Exercise description.
Reply with one number: the count of lines in the listing that contain the string "draw".

==== Data excerpt ====

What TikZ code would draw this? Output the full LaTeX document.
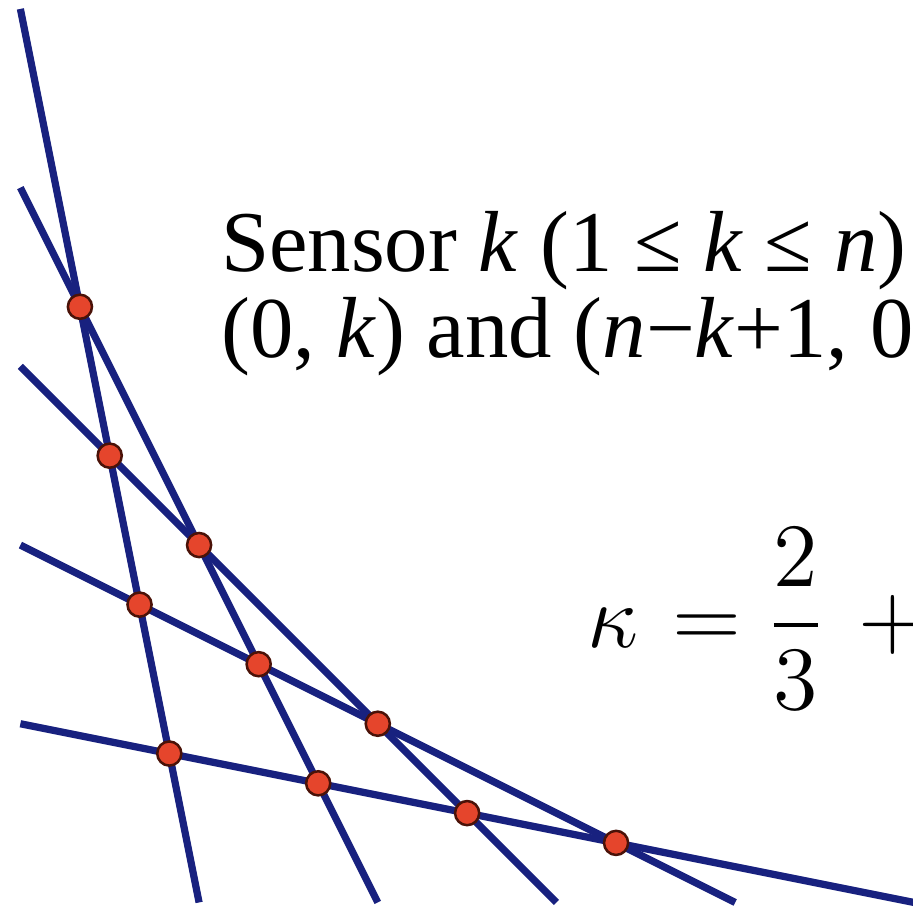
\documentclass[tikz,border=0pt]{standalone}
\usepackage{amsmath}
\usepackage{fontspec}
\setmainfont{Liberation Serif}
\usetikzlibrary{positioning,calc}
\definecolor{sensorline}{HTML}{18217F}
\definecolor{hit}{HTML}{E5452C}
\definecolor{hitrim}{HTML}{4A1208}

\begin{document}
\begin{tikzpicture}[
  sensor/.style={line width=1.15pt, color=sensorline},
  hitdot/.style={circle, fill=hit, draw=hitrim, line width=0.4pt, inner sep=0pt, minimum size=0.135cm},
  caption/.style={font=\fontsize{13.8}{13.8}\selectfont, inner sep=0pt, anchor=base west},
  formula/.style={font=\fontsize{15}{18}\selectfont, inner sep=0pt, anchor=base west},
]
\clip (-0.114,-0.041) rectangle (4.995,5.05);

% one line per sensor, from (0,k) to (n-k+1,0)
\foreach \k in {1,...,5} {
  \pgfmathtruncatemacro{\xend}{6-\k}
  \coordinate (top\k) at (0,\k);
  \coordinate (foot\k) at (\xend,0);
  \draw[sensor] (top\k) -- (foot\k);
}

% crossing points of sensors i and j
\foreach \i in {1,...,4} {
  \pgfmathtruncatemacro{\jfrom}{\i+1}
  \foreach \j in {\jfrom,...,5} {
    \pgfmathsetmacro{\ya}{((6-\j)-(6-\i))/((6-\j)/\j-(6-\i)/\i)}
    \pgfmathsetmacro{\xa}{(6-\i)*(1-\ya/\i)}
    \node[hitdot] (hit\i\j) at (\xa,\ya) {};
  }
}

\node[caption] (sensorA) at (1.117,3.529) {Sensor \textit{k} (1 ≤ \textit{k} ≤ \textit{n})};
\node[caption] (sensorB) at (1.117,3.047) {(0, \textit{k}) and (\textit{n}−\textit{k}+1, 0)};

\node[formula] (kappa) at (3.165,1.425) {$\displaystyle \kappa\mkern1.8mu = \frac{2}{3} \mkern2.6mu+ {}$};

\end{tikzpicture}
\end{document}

====

Answer.
3